The Captain & The Gardener
A Little Girl Dreams
When she was a little girl, growing up in the city, Patti used to dream of living in a cabin in the woods. She was the kind of kid who could sit in her back yard and be entertained by the life happening all around her, the birds, bugs, and flowers, the strange world that seemed tucked away under the real one of people and cars and houses. She carried this dream with her wherever she went. When she visited her great-grandmother in the country, she would find new details to incorporate into her dream, as though she were plotting an escape, but as she got older the dream matured and deepened, growing from a playful fantasy into a sense of who she was and how she wanted to live, of what life itself could be. And then, one day, she met someone who carried the same dream around in his heart—a young man who, while she was in the back yard imagining her cabin, had been on the living room floor building his own out of Lincoln logs. He worked on the river, but on his weeks off he would come sit for hours in the cafe where she waited tables, and it wasn’t long before they were dreaming together.

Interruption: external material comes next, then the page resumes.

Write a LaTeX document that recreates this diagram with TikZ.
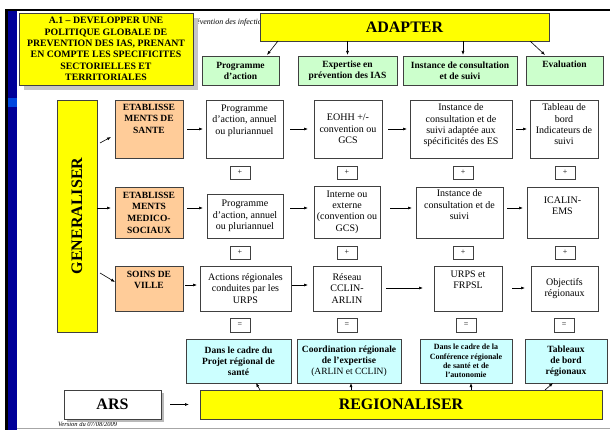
\documentclass[tikz,border=0pt]{standalone}
\usepackage{fontspec}
\setmainfont{Liberation Serif}
\usetikzlibrary{arrows.meta,calc}
\definecolor{ylw}{HTML}{FFFF00}
\definecolor{org}{HTML}{FFCC99}
\definecolor{grn}{HTML}{CCFFCC}
\definecolor{cyn}{HTML}{CCFFFF}
\definecolor{bord}{HTML}{404040}
\definecolor{dblue}{HTML}{000099}
\newcommand\boxnode[7]{\node[bx,#6,minimum width={#4-#2},minimum height={#5-#3}] (#1) at ({(#2+#4)/2},{(#3+#5)/2}) {#7};}
\newcommand\toptext[4]{\node[tx,#3,anchor=north] (#1t) at ($(#1.north)+(0,#2)$) {#4};}
\newcommand\harr[5]{\path (0,#3) coordinate (tmpy); \draw[arr,shorten <=#4pt,shorten >=#5pt] (#1.east |- tmpy) -- (#2.west |- tmpy);}
\tikzset{
  bx/.style={draw=bord,line width=0.8pt,inner sep=0pt,outer sep=0pt,align=center,font=\fontsize{10}{11.3}\selectfont},
  tx/.style={inner sep=0pt,outer sep=0pt,align=center,font=\fontsize{10}{11.3}\selectfont},
  bt/.style={font=\fontsize{9.5}{11.7}\selectfont\bfseries},
  gt/.style={font=\fontsize{9.5}{11}\selectfont\bfseries},
  big/.style={font=\fontsize{16}{18}\selectfont\bfseries},
  sm/.style={font=\fontsize{8}{9}\selectfont},
  arr/.style={-{Latex[length=4pt,width=3pt]},line width=0.6pt,black},
}
\begin{document}
\begin{tikzpicture}[x=1pt,y=-1pt]
\useasboundingbox (0,0) rectangle (610,430);
\fill[white] (0,0) rectangle (610,430);
% frame
\fill[black] (5,9) rectangle (610,11.5);
\fill[black] (5,9) rectangle (7.5,430);
\fill[dblue] (7.5,11.5) rectangle (17,430);
\fill[blue!60!cyan!70!dblue] (7.5,98) rectangle (17,107);
\draw[gray!70,line width=0.8pt] (17,428.5) -- (610,428.5);
% header text
\node[anchor=base west,inner sep=0pt,font=\fontsize{8}{9}\selectfont\itshape] (hdr) at (188,25) {Prévention des infections};
\node[anchor=north west,inner sep=0pt,font=\fontsize{6.5}{8}\selectfont\itshape] (ver) at (58,421.5) {Version du 07/08/2009};
% title
\fill[gray!45] (24,18) rectangle (198,90);
\boxnode{title}{19}{13}{193}{85}{fill=ylw,font=\fontsize{9.8}{11.3}\selectfont\bfseries}{A.1 – DEVELOPPER UNE\\POLITIQUE GLOBALE DE\\PREVENTION DES IAS, PRENANT\\EN COMPTE LES SPECIFICITES\\SECTORIELLES ET\\TERRITORIALES}
\boxnode{adapter}{260}{13}{549}{41}{fill=ylw,big}{ADAPTER}
% green headers
\boxnode{g1}{202}{56}{279}{85}{fill=grn,gt}{Programme\\d’action}
\boxnode{g2}{298}{56}{397}{85}{fill=grn,gt}{Expertise en\\prévention des IAS}
\boxnode{g3}{403}{56}{517}{85}{fill=grn,gt}{Instance de consultation\\et de suivi}
\boxnode{g4}{526}{56}{603}{85}{fill=grn}{}
\toptext{g4}{5}{gt}{Evaluation}
% generaliser
\boxnode{gen}{57}{100}{97}{332}{fill=ylw}{}
\node[big,rotate=90,inner sep=0pt] (gent) at (gen.center) {GENERALISER};
% row 1
\boxnode{o1}{115}{100}{183}{158}{fill=org}{}
\toptext{o1}{4}{bt}{ETABLISSE\\MENTS DE\\SANTE}
\boxnode{r1a}{206}{100}{283}{158}{fill=white}{}
\toptext{r1a}{5}{}{Programme\\d’action, annuel\\ou pluriannuel}
\boxnode{r1b}{314}{100}{382}{158}{fill=white}{EOHH +/-\\convention ou\\GCS}
\boxnode{r1c}{410}{100}{512}{158}{fill=white}{}
\toptext{r1c}{4}{}{Instance de\\consultation et de\\suivi adaptée aux\\spécificités des ES}
\boxnode{r1d}{530}{100}{598}{158}{fill=white}{}
\toptext{r1d}{4}{}{Tableau de\\bord\\Indicateurs de\\suivi}
\boxnode{p1a}{230}{166}{250}{179}{fill=white,sm}{+}
\boxnode{p1b}{337}{166}{357}{179}{fill=white,sm}{+}
\boxnode{p1c}{453}{166}{473}{179}{fill=white,sm}{+}
\boxnode{p1d}{555}{166}{575}{179}{fill=white,sm}{+}
% row 2
\boxnode{o2}{115}{187}{183}{238}{fill=org,bt}{ETABLISSE\\MENTS\\MEDICO-\\SOCIAUX}
\boxnode{r2a}{207}{194}{283}{238}{fill=white}{Programme\\d’action, annuel\\ou pluriannuel}
\boxnode{r2b}{314}{186}{380}{238}{fill=white}{Interne ou\\externe\\(convention ou\\GCS)}
\boxnode{r2c}{416}{187}{503}{238}{fill=white}{}
\toptext{r2c}{3}{}{Instance de\\consultation et de\\suivi}
\boxnode{r2d}{527}{187}{598}{238}{fill=white}{ICALIN-\\EMS\\[2pt]}
\boxnode{p2a}{230}{246}{250}{259}{fill=white,sm}{+}
\boxnode{p2b}{337}{246}{357}{259}{fill=white,sm}{+}
\boxnode{p2c}{453}{246}{473}{259}{fill=white,sm}{+}
\boxnode{p2d}{555}{246}{575}{259}{fill=white,sm}{+}
% row 3
\boxnode{o3}{115}{266}{183}{311}{fill=org}{}
\toptext{o3}{5}{bt}{SOINS DE\\VILLE}
\boxnode{r3a}{200}{266}{291}{311}{fill=white}{Actions régionales\\conduites par les\\URPS}
\boxnode{r3b}{313}{266}{381}{311}{fill=white}{Réseau\\CCLIN-\\ARLIN}
\boxnode{r3c}{434}{266}{502}{311}{fill=white}{}
\toptext{r3c}{5}{}{URPS et\\FRPSL}
\boxnode{r3d}{531}{266}{598}{311}{fill=white}{Objectifs\\régionaux}
\boxnode{e3a}{230}{318}{250}{332}{fill=white,sm}{=}
\boxnode{e3b}{337}{318}{357}{332}{fill=white,sm}{=}
\boxnode{e3c}{456}{318}{476}{332}{fill=white,sm}{=}
\boxnode{e3d}{554}{318}{574}{332}{fill=white,sm}{=}
% cyan
\boxnode{c1}{186}{339}{291}{383}{fill=cyn,gt}{Dans le cadre du\\Projet régional de\\santé}
\boxnode{c2}{297}{339}{401}{383}{fill=cyn,gt}{Coordination régionale\\de l’expertise\\{\normalfont(ARLIN et CCLIN)}}
\boxnode{c3}{420}{339}{512}{383}{fill=cyn,font=\fontsize{8}{9.3}\selectfont\bfseries}{Dans le cadre de la\\Conférence régionale\\de santé et de\\l’autonomie}
\boxnode{c4}{525}{339}{607}{383}{fill=cyn,gt}{Tableaux\\de bord\\régionaux}
% bottom
\boxnode{reg}{200}{390}{602}{419}{fill=ylw,big}{REGIONALISER}
\fill[gray!55] (67,393) rectangle (164,422);
\boxnode{ars}{64}{390}{161}{419}{fill=white,big}{ARS}
% arrows: adapter
\draw[arr] ($(adapter.south west)+(18,0)$) -- ($(g1.north east)+(-12,-1)$);
\draw[arr,shorten >=1pt] (g2.north |- adapter.south) -- (g2.north);
\draw[arr] ($(g3.north |- adapter.south)+(3,0)$) -- ($(g3.north)+(3,-1)$);
\draw[arr] ($(adapter.south east)+(-19,0)$) -- ($(g4.north)+(-19.5,-1)$);
% arrows: generaliser
\draw[arr] ($(gen.north east)+(3,43)$) -- ($(o1.west)+(-4,8)$);
\harr{gen}{o2}{208}{0}{4}
\draw[arr] ($(gen.south east)+(3,-59)$) -- ($(o3.west)+(0,-6.5)$);
% row arrows
\harr{o1}{r1a}{129}{4}{3}
\harr{r1a}{r1b}{129}{7}{6}
\harr{r1b}{r1c}{129}{6}{3}
\harr{r1c}{r1d}{129}{4}{3}
\harr{o2}{r2a}{208}{4}{4}
\harr{r2a}{r2b}{208}{7}{6}
\harr{r2b}{r2c}{208}{10}{4}
\harr{r2c}{r2d}{208}{4}{4}
\harr{o3}{r3a}{285}{2}{3}
\harr{r3a}{r3b}{285}{1}{5}
\harr{r3b}{r3c}{288}{5}{11}
\harr{r3c}{r3d}{288}{10}{6}
% arrows: regionaliser
\draw[arr] ($(reg.north west)+(60,0)$) -- ($(c1.south)+(17.5,0)$);
\draw[arr] ($(c2.south |- reg.north)+(2,0)$) -- ($(c2.south)+(2,0)$);
\draw[arr] ($(c3.south |- reg.north)+(5,0)$) -- ($(c3.south)+(5,0)$);
\draw[arr] ($(reg.north east)+(-57,0)$) -- ($(c4.south)+(-13,0)$);
\draw[arr,shorten <=9pt,shorten >=11pt] (ars.east) -- (reg.west);
\end{tikzpicture}
\end{document}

The Captain & The Gardener
They bought a little house in a creek valley, where the hills tossed and rolled like the manes of wild horses, where the earth was dark and rich, where the sunsets lingered and the nights overflowed with stars, and they planted a cypress tree out front on the day they were married. Over the next 40 years, it grew with their family—four daughters, all told, while he worked the river and she worked the land. They lived on little until they had more, a baby strapped to her back while she ran a tiller, the house always growing in fits and starts each time he came home, and slowly their life together became a dance in her eyes: coffee and tea, night and day, form and function, home and gone. They were guided by a vision that spoke from the deepest places of the simplest things: the smell of freshly turned soil, the juice of an apple running down your chin, your daughters splashing and squealing in the creek at high noon. They were apprenticed to the art of living—apprenticed to joy—and all their powers bent towards it.
Patti’s Place
It all began with a family, a young couple with an idea of what life could be, but all these years later and Patti still didn’t have her cabin. For her the dream had never died, but over time it had taken new shape and meaning. Now, at the end of a long improvisation, where each problem and joy had been met and fully embraced, it became a chance for her to express all that she had learned with her family, to create a space from her dreamer’s heart, and to share it with the world. That space is Patti’s Place—your cabin in the woods, crisscrossed with songbirds, cool in the shade of cypress and pine, the product of two people whose love shapes the world around them. Here, she hopes, the obstacles to hearing your own deepest voice fall away, and life’s music surrounds you.